*Short exercise*. Review the listing and copy each line that holds the word "page".
-- START --
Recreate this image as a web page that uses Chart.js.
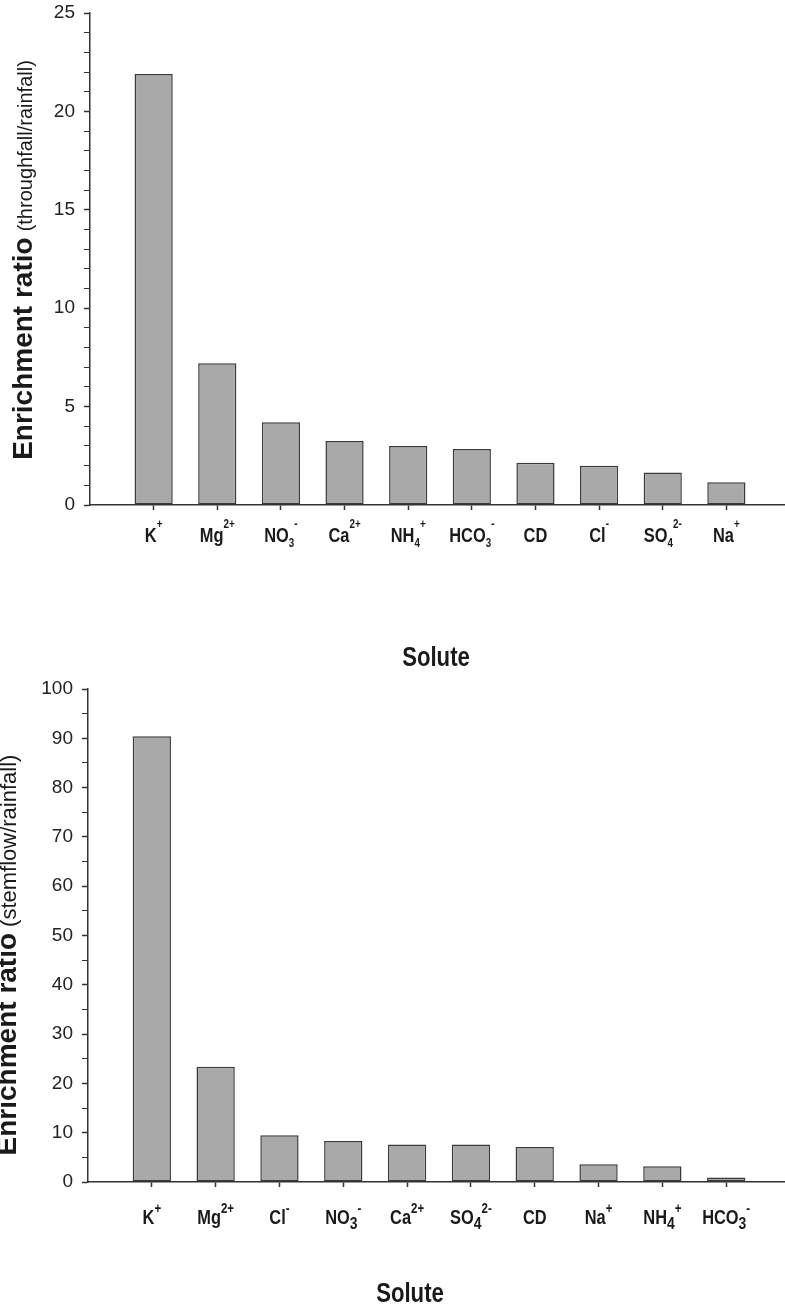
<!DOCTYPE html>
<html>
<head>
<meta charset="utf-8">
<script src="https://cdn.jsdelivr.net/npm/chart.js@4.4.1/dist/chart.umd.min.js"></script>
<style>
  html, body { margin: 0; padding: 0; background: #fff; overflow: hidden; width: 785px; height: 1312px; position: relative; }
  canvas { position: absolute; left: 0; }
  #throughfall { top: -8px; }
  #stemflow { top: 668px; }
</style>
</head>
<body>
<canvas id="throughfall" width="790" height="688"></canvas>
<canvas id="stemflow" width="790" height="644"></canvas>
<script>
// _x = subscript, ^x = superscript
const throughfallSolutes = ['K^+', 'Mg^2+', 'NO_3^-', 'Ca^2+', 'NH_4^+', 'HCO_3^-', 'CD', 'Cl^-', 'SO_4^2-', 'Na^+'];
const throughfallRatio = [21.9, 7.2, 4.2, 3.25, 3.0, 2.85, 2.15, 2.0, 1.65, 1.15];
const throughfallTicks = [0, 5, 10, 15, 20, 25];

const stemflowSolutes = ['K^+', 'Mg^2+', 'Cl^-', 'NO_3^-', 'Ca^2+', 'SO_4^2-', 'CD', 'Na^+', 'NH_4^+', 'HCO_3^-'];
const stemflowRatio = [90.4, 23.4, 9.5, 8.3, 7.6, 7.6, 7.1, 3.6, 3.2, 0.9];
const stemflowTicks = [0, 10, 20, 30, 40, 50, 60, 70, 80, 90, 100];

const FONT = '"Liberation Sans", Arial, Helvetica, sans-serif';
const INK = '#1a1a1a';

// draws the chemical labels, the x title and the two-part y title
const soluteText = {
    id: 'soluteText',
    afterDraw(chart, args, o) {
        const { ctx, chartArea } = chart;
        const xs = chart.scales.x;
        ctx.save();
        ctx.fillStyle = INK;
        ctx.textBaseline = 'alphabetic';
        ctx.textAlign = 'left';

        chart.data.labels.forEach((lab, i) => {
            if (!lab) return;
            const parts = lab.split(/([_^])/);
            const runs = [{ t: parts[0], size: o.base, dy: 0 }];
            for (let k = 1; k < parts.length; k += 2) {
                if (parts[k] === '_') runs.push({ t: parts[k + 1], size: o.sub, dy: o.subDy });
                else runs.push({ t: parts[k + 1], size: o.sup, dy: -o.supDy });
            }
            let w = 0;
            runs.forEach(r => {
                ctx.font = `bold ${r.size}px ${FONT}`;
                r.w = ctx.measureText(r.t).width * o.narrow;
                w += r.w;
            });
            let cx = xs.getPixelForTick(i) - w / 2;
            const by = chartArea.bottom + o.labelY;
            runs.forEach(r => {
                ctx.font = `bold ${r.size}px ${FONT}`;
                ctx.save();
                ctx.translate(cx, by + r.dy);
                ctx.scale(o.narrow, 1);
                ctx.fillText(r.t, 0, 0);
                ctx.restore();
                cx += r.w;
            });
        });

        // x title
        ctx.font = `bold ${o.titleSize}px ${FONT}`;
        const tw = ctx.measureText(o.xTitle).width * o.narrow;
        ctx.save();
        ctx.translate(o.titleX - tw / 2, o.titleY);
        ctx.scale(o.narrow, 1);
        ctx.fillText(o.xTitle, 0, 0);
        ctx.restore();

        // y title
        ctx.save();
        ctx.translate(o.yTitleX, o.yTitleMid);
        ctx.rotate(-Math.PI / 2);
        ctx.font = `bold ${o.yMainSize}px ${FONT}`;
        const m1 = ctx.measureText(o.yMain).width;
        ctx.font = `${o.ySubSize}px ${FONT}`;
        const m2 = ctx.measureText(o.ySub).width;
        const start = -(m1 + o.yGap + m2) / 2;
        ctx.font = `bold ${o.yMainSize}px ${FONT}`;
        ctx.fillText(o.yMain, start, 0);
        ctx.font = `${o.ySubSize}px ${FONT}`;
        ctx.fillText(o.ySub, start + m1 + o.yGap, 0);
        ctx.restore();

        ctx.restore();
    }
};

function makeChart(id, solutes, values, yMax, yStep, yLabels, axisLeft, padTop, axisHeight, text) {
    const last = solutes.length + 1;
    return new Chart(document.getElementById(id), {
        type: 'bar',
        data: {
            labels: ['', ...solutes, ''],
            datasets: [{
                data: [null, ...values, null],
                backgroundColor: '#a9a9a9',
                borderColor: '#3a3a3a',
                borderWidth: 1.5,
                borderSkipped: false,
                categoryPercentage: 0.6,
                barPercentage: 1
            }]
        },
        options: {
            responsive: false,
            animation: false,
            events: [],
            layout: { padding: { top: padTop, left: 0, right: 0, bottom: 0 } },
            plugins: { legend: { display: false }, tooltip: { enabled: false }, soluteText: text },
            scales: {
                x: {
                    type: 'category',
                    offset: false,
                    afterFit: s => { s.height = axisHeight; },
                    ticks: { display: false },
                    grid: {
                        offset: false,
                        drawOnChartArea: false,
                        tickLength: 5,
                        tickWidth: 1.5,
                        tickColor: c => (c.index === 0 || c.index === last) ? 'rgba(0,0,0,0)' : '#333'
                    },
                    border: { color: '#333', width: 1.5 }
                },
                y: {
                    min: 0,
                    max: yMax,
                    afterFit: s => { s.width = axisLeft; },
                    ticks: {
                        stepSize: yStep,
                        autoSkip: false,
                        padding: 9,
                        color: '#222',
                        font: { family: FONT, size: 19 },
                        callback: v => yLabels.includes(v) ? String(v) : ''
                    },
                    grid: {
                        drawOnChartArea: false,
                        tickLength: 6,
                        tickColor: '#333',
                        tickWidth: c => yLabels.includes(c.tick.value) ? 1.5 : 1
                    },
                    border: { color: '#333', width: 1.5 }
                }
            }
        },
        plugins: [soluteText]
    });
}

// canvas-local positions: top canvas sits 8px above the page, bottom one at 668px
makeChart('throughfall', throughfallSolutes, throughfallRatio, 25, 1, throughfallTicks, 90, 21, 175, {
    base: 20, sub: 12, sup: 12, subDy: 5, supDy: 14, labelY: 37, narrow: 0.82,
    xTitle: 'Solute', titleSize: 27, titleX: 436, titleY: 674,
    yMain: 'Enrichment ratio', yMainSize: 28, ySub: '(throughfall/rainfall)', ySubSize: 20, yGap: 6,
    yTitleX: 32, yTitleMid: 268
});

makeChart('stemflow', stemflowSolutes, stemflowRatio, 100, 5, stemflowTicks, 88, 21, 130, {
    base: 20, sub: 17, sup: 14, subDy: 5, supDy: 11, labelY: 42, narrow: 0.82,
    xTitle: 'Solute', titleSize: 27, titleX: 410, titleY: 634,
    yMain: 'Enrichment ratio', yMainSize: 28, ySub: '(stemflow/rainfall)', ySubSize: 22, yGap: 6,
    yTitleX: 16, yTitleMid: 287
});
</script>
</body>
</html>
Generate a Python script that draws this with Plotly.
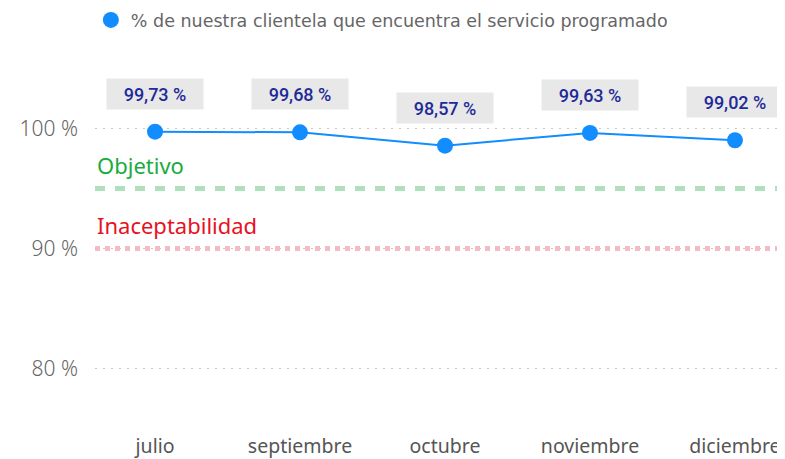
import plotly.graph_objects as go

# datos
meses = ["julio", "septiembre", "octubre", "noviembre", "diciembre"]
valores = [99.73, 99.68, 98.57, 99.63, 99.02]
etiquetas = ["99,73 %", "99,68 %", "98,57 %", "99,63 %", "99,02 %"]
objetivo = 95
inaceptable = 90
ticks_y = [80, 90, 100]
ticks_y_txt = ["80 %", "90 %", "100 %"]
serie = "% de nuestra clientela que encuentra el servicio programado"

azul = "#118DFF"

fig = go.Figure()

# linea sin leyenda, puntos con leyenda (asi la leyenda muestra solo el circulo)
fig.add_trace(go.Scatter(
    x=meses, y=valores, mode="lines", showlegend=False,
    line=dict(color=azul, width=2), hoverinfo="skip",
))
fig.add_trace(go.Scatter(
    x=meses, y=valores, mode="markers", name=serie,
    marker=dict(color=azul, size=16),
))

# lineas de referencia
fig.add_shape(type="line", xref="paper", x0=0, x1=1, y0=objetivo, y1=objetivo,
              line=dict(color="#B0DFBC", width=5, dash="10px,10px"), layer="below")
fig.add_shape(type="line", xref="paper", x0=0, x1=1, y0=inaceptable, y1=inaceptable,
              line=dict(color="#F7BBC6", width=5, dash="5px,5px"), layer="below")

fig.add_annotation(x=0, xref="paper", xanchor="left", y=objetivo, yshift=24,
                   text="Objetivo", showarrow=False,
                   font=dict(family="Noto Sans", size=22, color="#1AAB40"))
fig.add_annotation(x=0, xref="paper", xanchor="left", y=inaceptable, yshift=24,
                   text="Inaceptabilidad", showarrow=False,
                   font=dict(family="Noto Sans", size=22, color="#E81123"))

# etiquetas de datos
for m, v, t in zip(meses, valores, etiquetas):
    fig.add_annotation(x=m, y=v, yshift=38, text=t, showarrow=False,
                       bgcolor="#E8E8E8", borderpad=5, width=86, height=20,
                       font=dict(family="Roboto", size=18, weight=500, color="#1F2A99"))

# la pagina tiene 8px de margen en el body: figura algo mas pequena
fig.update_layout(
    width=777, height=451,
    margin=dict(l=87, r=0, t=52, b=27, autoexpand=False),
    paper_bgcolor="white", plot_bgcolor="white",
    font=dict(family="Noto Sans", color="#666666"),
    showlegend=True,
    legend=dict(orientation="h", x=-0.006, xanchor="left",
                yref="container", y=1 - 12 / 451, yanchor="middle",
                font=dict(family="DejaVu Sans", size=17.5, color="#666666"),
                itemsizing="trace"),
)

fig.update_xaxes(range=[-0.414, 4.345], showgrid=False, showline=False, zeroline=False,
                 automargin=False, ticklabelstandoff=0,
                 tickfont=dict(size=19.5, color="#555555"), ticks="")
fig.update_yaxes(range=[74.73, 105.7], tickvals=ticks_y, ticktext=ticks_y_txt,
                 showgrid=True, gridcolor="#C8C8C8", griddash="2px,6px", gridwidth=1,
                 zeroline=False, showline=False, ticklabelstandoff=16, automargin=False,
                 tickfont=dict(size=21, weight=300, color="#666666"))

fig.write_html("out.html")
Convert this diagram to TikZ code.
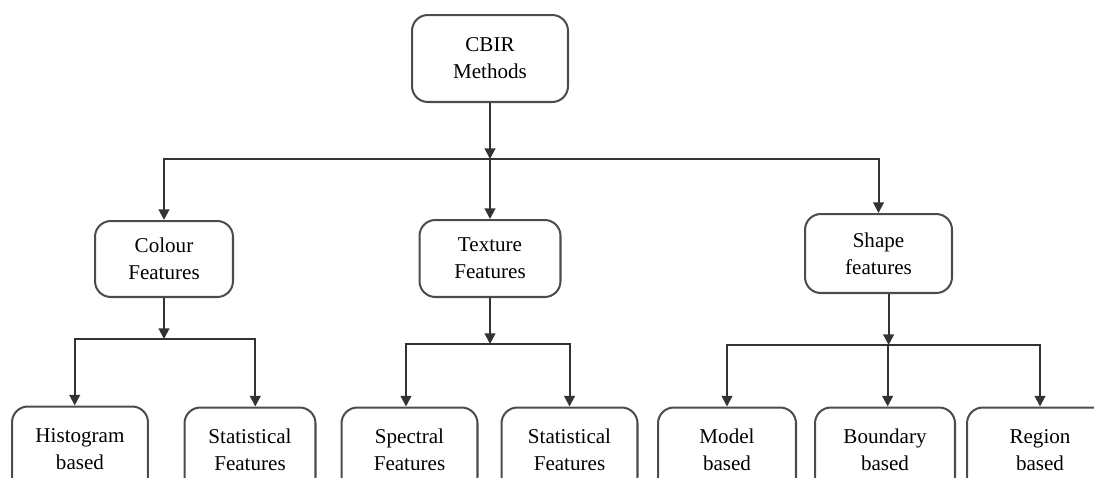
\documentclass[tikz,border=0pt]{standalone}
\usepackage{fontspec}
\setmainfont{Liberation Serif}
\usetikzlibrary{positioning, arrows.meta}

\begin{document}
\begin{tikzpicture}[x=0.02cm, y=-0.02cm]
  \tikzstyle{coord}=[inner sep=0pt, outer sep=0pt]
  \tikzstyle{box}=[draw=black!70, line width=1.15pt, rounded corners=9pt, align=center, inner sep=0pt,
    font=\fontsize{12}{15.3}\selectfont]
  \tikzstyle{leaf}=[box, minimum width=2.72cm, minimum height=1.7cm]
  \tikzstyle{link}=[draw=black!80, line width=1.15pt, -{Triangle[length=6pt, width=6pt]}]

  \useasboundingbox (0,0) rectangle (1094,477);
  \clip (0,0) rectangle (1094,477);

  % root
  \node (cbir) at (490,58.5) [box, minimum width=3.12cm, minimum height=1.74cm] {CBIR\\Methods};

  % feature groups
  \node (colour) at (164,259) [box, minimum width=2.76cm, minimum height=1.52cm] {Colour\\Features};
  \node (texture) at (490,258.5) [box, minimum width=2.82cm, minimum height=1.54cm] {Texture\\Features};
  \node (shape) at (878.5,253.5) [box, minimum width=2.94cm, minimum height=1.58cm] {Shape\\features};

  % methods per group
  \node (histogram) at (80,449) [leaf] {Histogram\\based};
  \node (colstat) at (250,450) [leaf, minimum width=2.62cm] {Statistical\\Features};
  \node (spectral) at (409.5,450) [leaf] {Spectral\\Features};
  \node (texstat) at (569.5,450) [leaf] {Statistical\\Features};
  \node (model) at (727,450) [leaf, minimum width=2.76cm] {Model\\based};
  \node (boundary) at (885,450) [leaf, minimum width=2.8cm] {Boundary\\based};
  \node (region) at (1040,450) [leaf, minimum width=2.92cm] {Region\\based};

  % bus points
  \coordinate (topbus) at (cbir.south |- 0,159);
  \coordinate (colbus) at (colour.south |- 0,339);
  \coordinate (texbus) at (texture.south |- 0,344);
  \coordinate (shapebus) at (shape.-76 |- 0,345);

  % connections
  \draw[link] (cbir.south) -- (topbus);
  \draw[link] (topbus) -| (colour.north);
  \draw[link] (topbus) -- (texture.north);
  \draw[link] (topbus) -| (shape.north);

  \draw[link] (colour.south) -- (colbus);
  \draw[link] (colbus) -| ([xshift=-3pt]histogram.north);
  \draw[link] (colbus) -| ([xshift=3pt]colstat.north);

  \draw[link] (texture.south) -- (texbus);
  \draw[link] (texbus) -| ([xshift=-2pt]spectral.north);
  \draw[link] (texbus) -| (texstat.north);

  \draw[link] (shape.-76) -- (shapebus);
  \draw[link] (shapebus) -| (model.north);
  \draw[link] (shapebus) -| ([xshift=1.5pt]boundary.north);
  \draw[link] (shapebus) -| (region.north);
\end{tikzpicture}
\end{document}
-- END --
*Final result*.
Recreate this image as a web page that uses Chart.js.
// canvas-local positions: top canvas sits 8px above the page, bottom one at 668px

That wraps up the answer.